I wouldn't blame you for thinking that someone must be out there killing songwriters. After all, only mere hours after the announcement regarding Jerry Leiber, word came over that Nick Ashford had also died.
Unlike all those hack organizations where they keep their obits on file just in case, we here at List of the Day do no such thing. We're like a fine dining restaurant where everything is made to order. You sit around waiting a bit longer and the meal eventually shows up on a big fancy plate with a sprig of parsley strategically placed over the on-closer-inspection smaller-than-expected entrée, but we specialize in a niche clientele. You people are cultured.
Nick Ashford was one half of the songwriting team, Ashford and Simpson. Valerie Simpson was his wife and the two were inducted into the Songwriters Hall of Fame in 2002.
While they had several hits for themselves, they were best known for writing hits for other folks.
So here are ten that we need to remember if we want to do Nick Ashford right!

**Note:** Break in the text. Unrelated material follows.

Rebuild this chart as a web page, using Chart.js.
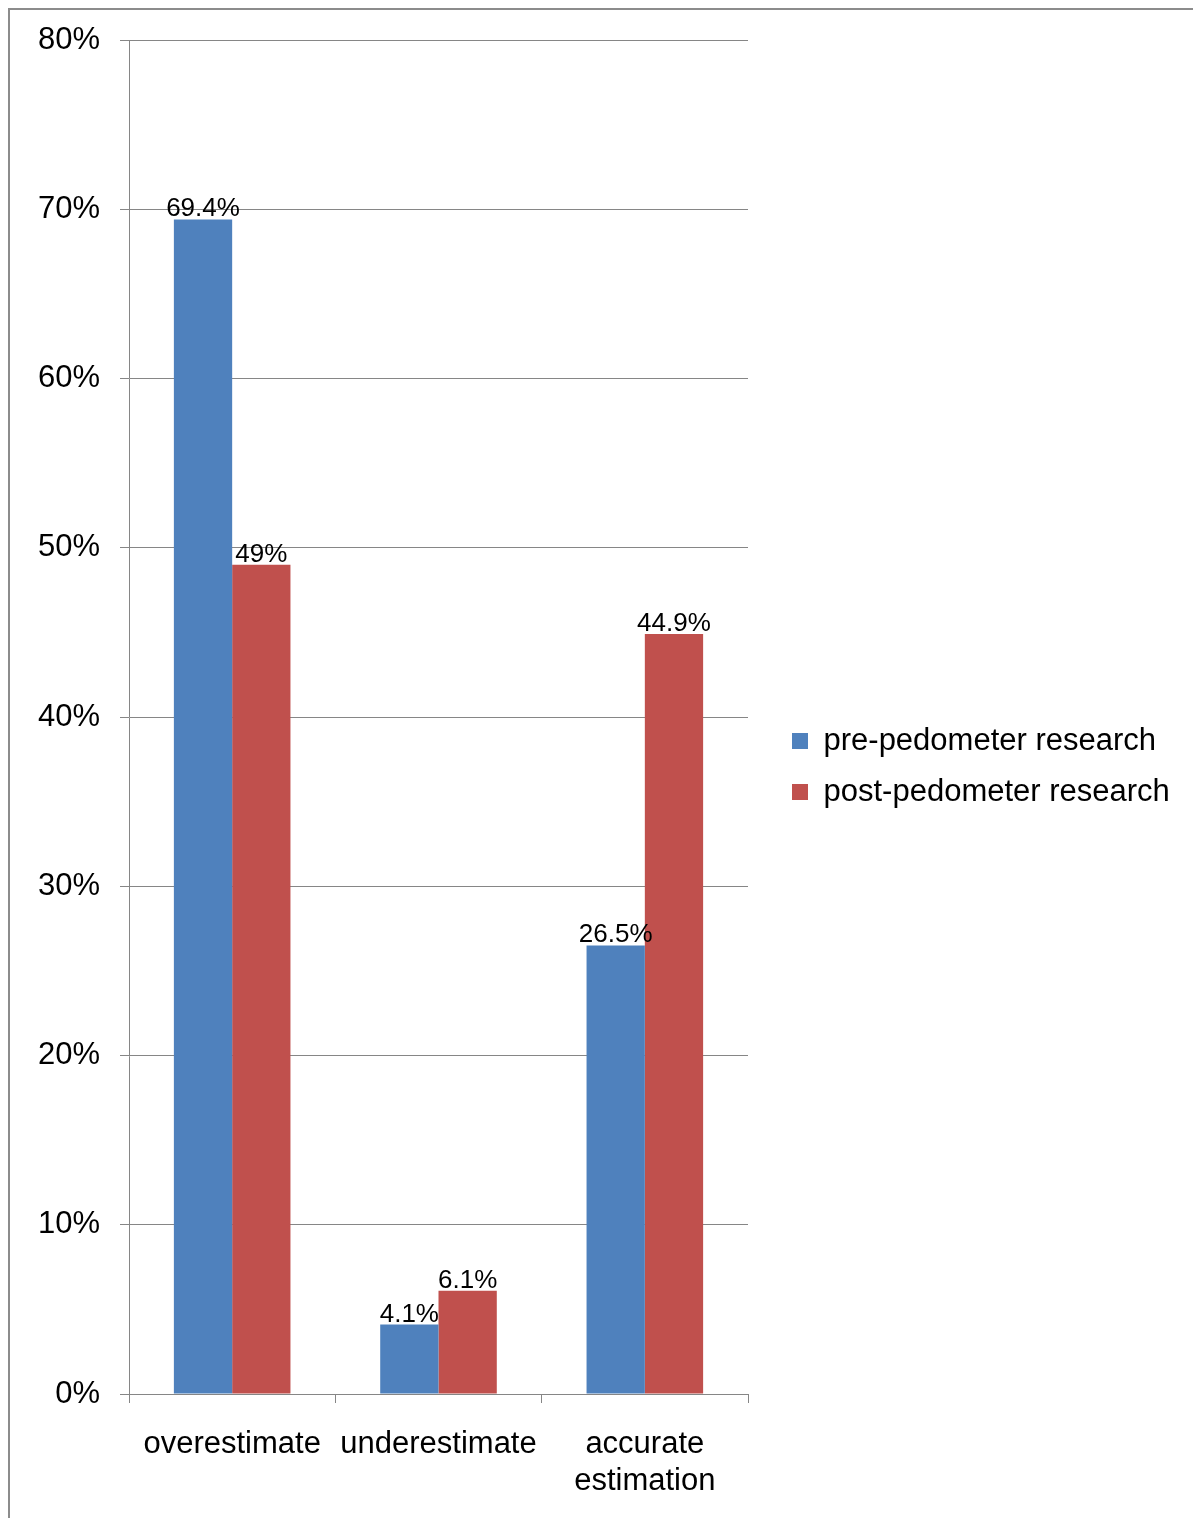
<!DOCTYPE html>
<html>
<head>
<meta charset="utf-8">
<script src="https://cdn.jsdelivr.net/npm/chart.js@4.4.1/dist/chart.umd.min.js"></script>
<style>
html, body { margin: 0; padding: 0; background: #fff; overflow: hidden; }
.wrap { position: relative; width: 1193px; height: 1518px; }
.frame { position: absolute; left: 8px; top: 8px; width: 1200px; height: 1530px; border-left: 2px solid #8c8c8c; border-top: 2px solid #8c8c8c; }
canvas { position: absolute; left: 0; top: 0; }
</style>
</head>
<body>
<div class="wrap">
  <div class="frame"></div>
  <canvas id="chart" width="1193" height="1518"></canvas>
</div>
<script>
const categories = ['overestimate', 'underestimate', ['accurate', 'estimation']]
const preValues = [69.4, 4.1, 26.5]
const postValues = [49, 6.1, 44.9]
const yTicks = [0, 10, 20, 30, 40, 50, 60, 70, 80]

const lineGray = '#868686'
Chart.defaults.font.family = '"Liberation Sans", Arial, sans-serif'
Chart.defaults.color = '#000'

// the layout caps a side legend at a fraction of the width, too narrow here
const wideLegend = {
    id: 'wideLegend',
    beforeLayout(chart) {
        const lg = chart.legend
        if (lg && !lg._wide) {
            const fit = lg.fit
            lg.fit = function() {
                fit.call(this)
                this.width = 421
            }
            lg._wide = true
        }
    }
}

// value labels over each bar
const barLabels = {
    id: 'barLabels',
    afterDatasetsDraw(chart) {
        const ctx = chart.ctx
        ctx.save()
        ctx.font = '26px "Liberation Sans", Arial, sans-serif'
        ctx.fillStyle = '#000'
        ctx.textAlign = 'center'
        ctx.textBaseline = 'alphabetic'
        chart.data.datasets.forEach((ds, i) => {
            chart.getDatasetMeta(i).data.forEach((bar, j) => {
                ctx.fillText(ds.data[j] + '%', bar.x, bar.y - 3)
            })
        })
        ctx.restore()
    }
}

const ctx = document.getElementById('chart')
new Chart(ctx, {
    type: 'bar',
    data: {
        labels: categories,
        datasets: [{
            label: 'pre-pedometer research',
            data: preValues,
            backgroundColor: '#4F81BD',
            borderWidth: 0,
            categoryPercentage: 0.565,
            barPercentage: 1
        },
        {
            label: 'post-pedometer research',
            data: postValues,
            backgroundColor: '#C0504D',
            borderWidth: 0,
            categoryPercentage: 0.565,
            barPercentage: 1
        }]
    },
    options: {
        responsive: false,
        animation: false,
        layout: {
            padding: { top: 40, left: 0, right: 0, bottom: 25 }
        },
        plugins: {
            tooltip: { enabled: false },
            legend: {
                position: 'right',
                align: 'center',
                labels: {
                    boxWidth: 16,
                    boxHeight: 16,
                    padding: 20,
                    color: '#000',
                    font: { size: 31 }
                }
            }
        },
        scales: {
            x: {
                grid: {
                    display: true,
                    drawOnChartArea: false,
                    drawTicks: true,
                    tickLength: 9,
                    color: lineGray,
                    offset: true
                },
                border: { color: lineGray, width: 1 },
                ticks: { font: { size: 31 }, color: '#000', padding: 23, maxRotation: 0 },
                afterFit(s) { s.height = 99 }
            },
            y: {
                min: 0,
                max: 80,
                afterBuildTicks(s) { s.ticks = yTicks.map(v => ({ value: v })) },
                ticks: {
                    font: { size: 31 },
                    color: '#000',
                    padding: 20,
                    callback: v => v + '%'
                },
                grid: { color: lineGray, tickLength: 9 },
                border: { color: lineGray, width: 1 },
                afterFit(s) { s.width = 129 }
            },
            yGap: {
                type: 'linear',
                position: 'right',
                display: true,
                grid: { display: false, drawTicks: false },
                ticks: { display: false },
                border: { display: false },
                afterFit(s) { s.width = 24 }
            }
        }
    },
    plugins: [wideLegend, barLabels]
})
</script>
</body>
</html>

You'll have to remember the others on your own dime!
10) Ashford and Simpson - "Solid": "Solid" was the duo's biggest hit. Of course, in a perfect world, they'd be better remembered for "Don't Cost You Nothing" or "Found a Cure" or something they handed over to other artists such as any of the following.
9) Diana Ross - "Reach Out and Touch (Somebody's Hand)": Parenthetical soul? Right ON! A&S (not the old department store) wrote a slew of tunes for all the top names in soul music. This list is starting out heavy and will get heavier.
8) Chaka Khan - "I'm Every Woman": This would also be covered by Whitney Houston for the soundtrack to The Bodyguard, an album that sold more copies than there are people. As long as A&S didn't get screwed on the business end, they likely could've bought an island with the royalties from this song. Or at least a house so big, they'd never know when the other one was home!
7) The Dynamic Superiors - "Shoe Shoe Shine": Here's a Motown group you don't hear much about, since they didn't get their recording contract until 1974 when Motown was no longer in its classic period. "Shoe Shoe Shine" was a hit in 1975, right before people stopped getting their shoes shined and started buying sneakers!
6) The Brothers Johnson - "Ride-O-Rocket": Featuring George "Lightnin' Licks" Johnson and Louis E. "Thunder Thumbs" Johnson, the Brothers were awesome with their titles. Tracks like "Get the Funk Out Ma Face," "Ain't We Funkin' Now" and "Kick It to the Curb" surely make you want to hear them. But A&S gave them the modest 1978 hit "Ride-O-Rocket," which sounds like something straight out of the Framed blog here at Y! Music.
5) Smokey Robinsons and the Miracles - "Who's Gonna Take the Blame": When people die, you learn things about them you never knew. And I don't just mean lots of dirt that people would never say if said dead person were alive. According to the New York Times obituary (and they do write awesome obits!), A&S were responsible for this Smokey R. track. I'd never thought about it before, since I always assumed Smokey wrote most of their tunes. It pays to read!
4) Gladys Knight and the Pips - "Landlord": Serious question: in this downloadable age where album and songwriting credits are a thing of the past, how will anyone know who wrote what? Will everyone scour the Internet just to learn this stuff? You're supposed to instinctively know something!
2) Ray Charles - "Let's Go Get Stoned": Again, you write a song for Ray Charles and you likely figure you can die happy. And I sure hope Nick Ashford died happy. (Though dying from complications of throat cancer isn't likely to make anyone happy.)
1) Marvin Gaye and Tammi Terrell - "Ain't No Mountain High Enough": Had Ashford and Simpson never written another song other than this one, their legacy would've been, well, solid! (you like that? I didn't even plan that.)